>>3890076My photography tracks my interest in the history of my area, which broaches the complex topic of my own geneology, and my interest in a set of reoccuring symbols that date to the ancestral native culture of the area that have a fascinating superficial resemblance to the iconography of the middle east and to the beliefs in reincarnation that existed in Egypt prior to the Osiris heresy and the innovation of mummification.
It's a somewhat mysterious history that was wiped out by the colonization of our current country, which is itself a more complex story than is known to the average American.
And you can't tell the story of why it's so mysterious without touching on how fragile the worlds we as humans construct are, like these places I remember from my childhood that are slowly disappearing into the ground, despite being made of much more substance than the mounds of dirt that were for so very long the largest structures in my area.

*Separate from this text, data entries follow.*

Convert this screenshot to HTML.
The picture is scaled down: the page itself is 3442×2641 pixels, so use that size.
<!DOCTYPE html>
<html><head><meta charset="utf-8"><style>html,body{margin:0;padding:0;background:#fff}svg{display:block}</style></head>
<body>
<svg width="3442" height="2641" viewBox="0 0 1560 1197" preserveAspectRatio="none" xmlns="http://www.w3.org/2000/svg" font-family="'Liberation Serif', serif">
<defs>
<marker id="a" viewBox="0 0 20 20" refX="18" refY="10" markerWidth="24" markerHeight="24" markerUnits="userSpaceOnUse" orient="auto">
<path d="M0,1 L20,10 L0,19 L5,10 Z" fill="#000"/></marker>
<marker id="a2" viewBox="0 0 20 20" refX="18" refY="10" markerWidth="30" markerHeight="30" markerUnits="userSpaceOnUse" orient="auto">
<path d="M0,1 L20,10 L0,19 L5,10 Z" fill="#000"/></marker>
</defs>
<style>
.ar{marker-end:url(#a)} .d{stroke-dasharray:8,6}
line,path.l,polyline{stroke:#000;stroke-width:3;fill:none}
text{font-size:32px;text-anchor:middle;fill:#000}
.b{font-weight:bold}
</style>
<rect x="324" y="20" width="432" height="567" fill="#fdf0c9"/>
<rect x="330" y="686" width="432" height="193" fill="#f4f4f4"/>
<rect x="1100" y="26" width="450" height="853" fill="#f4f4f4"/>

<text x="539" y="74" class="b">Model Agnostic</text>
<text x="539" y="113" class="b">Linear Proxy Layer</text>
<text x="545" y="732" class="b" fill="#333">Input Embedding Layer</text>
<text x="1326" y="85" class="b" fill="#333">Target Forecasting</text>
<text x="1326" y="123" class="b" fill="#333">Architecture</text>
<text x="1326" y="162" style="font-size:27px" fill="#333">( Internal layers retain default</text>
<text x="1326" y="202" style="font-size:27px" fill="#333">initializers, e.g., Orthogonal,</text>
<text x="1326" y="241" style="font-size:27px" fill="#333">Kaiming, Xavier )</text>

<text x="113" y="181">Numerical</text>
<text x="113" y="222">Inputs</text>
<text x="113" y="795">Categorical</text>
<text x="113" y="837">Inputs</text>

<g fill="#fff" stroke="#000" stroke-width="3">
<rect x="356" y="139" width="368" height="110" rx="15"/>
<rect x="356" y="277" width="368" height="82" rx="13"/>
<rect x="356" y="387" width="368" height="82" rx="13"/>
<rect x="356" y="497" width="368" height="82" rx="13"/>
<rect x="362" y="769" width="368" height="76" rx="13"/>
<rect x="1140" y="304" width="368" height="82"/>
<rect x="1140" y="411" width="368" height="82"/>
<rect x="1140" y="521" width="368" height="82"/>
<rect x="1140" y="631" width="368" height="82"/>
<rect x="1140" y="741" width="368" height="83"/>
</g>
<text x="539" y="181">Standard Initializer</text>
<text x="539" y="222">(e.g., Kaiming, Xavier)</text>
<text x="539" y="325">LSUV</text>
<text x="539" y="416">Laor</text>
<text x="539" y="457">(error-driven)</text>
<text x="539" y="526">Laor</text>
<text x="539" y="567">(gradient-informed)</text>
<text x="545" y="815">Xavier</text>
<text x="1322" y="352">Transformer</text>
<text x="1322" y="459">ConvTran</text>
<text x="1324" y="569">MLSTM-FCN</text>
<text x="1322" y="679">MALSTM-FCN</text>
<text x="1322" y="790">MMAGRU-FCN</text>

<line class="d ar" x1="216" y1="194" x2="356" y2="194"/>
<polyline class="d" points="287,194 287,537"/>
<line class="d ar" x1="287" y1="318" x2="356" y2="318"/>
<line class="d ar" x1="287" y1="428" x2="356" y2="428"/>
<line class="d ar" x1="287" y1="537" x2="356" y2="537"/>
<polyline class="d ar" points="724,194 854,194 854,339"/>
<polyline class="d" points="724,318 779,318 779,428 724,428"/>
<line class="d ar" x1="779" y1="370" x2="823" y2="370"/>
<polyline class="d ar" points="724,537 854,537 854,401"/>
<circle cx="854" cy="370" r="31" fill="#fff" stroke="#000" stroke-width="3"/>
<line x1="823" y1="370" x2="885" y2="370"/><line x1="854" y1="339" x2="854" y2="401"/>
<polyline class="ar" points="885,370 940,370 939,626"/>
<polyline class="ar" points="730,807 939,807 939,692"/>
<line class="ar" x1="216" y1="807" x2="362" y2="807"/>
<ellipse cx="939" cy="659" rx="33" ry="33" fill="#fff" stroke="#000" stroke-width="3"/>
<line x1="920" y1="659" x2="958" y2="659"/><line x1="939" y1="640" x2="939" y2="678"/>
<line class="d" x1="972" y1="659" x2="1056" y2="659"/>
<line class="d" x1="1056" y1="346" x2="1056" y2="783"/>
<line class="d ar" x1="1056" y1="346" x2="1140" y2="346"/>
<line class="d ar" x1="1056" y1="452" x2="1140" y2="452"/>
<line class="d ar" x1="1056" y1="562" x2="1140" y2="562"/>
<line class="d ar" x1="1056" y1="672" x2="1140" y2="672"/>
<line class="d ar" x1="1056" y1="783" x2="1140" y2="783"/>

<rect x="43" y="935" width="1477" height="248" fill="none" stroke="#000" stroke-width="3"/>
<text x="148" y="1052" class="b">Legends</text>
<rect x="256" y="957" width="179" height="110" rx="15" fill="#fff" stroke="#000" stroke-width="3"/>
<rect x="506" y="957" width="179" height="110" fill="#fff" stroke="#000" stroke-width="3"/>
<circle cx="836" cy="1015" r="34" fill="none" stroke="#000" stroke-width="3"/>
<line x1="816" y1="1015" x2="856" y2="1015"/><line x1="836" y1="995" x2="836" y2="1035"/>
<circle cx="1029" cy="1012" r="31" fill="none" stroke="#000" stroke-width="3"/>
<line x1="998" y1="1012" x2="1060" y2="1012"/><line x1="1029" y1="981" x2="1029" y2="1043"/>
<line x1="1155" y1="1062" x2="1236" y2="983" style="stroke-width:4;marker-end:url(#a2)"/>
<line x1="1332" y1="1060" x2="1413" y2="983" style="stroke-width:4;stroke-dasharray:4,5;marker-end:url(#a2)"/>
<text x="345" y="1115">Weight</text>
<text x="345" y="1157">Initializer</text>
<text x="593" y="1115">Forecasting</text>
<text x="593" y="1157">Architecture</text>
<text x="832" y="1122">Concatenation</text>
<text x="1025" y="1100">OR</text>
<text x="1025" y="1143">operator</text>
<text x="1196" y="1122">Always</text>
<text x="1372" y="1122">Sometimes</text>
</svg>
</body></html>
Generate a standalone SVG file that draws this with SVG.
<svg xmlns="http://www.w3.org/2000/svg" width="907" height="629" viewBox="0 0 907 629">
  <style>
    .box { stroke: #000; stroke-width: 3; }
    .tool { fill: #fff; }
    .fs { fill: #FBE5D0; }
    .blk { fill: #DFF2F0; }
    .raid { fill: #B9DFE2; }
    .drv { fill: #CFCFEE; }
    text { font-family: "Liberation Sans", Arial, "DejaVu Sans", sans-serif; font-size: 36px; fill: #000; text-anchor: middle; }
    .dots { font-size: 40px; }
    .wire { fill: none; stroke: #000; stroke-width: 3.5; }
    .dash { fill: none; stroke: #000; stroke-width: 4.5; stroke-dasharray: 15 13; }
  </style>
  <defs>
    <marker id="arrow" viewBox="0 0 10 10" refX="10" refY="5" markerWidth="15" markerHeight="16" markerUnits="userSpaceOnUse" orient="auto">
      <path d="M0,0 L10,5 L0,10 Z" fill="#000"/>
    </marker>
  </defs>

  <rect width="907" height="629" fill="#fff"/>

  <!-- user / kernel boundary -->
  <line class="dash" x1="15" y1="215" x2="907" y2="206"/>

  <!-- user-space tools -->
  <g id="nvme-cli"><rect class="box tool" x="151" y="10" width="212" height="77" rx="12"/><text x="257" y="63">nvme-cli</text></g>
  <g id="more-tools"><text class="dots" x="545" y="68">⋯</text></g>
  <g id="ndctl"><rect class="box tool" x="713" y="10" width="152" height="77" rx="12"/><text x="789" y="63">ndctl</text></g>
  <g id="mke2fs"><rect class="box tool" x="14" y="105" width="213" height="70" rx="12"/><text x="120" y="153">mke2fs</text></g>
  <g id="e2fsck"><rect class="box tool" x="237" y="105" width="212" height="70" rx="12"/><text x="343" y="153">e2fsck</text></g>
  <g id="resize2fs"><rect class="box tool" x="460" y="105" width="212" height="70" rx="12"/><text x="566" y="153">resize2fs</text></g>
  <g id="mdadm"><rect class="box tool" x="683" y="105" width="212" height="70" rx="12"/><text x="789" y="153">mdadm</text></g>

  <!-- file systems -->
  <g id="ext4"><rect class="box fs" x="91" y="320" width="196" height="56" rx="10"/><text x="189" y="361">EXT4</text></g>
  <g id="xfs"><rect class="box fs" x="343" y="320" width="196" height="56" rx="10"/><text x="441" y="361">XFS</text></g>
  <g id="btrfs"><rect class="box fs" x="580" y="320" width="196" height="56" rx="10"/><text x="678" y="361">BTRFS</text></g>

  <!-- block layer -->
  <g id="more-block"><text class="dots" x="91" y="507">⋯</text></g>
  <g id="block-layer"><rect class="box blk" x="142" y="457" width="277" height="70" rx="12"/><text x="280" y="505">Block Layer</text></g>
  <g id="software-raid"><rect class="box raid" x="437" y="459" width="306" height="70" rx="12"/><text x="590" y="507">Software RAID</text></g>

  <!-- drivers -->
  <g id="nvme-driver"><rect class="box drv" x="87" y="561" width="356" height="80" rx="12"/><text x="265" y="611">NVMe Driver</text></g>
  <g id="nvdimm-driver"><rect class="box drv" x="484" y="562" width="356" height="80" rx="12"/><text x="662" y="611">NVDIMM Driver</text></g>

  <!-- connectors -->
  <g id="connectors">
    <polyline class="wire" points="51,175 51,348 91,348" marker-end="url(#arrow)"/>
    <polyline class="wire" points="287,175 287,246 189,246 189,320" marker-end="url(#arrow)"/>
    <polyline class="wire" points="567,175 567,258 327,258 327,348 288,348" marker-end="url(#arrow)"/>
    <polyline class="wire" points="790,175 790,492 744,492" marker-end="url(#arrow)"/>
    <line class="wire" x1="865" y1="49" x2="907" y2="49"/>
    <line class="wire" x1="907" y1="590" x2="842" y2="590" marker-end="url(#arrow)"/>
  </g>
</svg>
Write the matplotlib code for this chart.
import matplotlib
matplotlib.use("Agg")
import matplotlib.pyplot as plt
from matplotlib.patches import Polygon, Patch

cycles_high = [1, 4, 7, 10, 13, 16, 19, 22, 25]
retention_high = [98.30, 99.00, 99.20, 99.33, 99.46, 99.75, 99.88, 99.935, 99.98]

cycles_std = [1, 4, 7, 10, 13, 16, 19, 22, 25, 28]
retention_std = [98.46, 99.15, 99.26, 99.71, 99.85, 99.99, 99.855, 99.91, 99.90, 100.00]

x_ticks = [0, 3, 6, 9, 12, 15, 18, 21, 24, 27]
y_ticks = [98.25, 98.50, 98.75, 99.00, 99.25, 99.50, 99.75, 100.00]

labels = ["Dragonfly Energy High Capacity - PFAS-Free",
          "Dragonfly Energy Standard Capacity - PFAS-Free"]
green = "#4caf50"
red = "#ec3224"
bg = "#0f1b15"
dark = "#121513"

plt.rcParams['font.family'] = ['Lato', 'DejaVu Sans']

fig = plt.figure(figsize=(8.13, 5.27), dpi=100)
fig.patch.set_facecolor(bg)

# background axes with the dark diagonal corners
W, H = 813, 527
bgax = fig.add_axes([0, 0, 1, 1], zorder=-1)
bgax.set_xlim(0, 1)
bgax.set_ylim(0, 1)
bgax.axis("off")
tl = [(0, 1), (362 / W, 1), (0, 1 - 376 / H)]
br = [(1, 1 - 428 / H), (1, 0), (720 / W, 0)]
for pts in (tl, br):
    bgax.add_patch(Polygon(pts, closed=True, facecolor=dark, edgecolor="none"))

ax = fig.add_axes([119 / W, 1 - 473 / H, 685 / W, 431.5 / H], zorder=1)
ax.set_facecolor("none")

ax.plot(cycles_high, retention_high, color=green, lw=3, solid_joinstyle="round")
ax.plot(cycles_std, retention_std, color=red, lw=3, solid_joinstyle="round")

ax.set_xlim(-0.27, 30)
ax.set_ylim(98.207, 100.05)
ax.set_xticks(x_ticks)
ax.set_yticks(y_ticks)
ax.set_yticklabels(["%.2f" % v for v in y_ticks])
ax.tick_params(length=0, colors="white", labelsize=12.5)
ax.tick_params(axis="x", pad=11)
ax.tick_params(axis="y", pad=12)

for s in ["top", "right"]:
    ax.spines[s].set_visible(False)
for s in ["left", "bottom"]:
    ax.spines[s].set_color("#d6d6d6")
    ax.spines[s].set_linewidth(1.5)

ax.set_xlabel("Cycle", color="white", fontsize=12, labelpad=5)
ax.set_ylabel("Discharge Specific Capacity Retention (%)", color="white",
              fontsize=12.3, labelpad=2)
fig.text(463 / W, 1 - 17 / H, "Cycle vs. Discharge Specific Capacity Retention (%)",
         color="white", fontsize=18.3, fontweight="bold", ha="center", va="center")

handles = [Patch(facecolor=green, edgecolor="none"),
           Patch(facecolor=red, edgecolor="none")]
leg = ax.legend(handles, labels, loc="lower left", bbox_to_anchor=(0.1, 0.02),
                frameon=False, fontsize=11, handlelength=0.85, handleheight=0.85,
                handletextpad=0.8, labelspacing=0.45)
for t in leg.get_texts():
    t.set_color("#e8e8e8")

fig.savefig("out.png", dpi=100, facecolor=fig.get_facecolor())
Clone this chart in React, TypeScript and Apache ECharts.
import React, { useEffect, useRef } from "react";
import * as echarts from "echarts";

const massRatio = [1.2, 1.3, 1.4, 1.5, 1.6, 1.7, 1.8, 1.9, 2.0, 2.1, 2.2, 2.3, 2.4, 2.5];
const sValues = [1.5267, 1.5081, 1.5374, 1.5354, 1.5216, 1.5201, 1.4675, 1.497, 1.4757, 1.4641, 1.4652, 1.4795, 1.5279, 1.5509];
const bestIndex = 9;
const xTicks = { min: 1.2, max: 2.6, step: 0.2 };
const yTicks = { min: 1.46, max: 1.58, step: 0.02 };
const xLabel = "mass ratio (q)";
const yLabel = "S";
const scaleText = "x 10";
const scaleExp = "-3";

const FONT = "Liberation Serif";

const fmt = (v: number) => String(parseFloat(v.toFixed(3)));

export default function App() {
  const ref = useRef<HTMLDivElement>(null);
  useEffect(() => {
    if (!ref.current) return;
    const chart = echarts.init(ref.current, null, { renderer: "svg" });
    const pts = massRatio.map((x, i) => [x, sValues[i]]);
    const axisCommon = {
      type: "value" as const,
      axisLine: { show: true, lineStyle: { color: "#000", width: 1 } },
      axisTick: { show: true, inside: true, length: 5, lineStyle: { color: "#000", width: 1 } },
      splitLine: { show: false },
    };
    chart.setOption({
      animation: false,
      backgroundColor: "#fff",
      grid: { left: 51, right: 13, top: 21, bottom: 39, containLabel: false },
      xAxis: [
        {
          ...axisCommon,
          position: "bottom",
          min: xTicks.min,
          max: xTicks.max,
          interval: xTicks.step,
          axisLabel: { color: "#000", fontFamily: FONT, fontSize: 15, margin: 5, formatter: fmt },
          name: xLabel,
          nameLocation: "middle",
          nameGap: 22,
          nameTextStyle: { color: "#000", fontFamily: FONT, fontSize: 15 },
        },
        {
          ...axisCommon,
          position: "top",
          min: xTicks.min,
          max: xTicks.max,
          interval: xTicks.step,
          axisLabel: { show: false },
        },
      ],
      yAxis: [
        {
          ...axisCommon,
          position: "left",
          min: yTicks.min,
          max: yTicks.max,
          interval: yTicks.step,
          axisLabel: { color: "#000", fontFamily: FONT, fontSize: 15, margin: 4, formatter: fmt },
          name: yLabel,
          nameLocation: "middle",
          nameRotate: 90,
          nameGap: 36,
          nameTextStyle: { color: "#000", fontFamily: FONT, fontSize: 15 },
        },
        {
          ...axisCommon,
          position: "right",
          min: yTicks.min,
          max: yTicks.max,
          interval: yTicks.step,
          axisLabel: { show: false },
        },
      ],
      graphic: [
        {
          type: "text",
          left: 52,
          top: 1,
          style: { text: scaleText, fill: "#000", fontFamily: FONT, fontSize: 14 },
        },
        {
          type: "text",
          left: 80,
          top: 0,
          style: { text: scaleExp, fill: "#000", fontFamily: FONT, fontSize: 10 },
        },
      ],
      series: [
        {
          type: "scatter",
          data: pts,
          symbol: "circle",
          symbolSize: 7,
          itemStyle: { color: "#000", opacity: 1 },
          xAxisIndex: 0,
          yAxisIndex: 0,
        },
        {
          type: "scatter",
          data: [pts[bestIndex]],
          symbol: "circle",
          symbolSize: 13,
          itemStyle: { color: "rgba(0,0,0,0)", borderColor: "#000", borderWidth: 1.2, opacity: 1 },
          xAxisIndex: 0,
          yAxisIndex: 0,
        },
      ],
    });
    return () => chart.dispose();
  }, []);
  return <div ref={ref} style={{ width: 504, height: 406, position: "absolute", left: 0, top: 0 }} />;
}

If you stopped looking for confirmation bias towards your prescriptive judgements of my body of work, it's not difficult to see I'm sticking a needle and thread (my camera) through the intersection of my interests in:
history
architecture
symbolism
culture
conquest
and collapse
Is an optical recreation of an unidentified flying object I saw 5 years ago art? Or is it history?
One shouldn't tailor the message of their work to the lowest common denominator of disinterested pedestrians. That's too crass. Far better to leave easter eggs and hidden paths for the enlightened and curious viewer.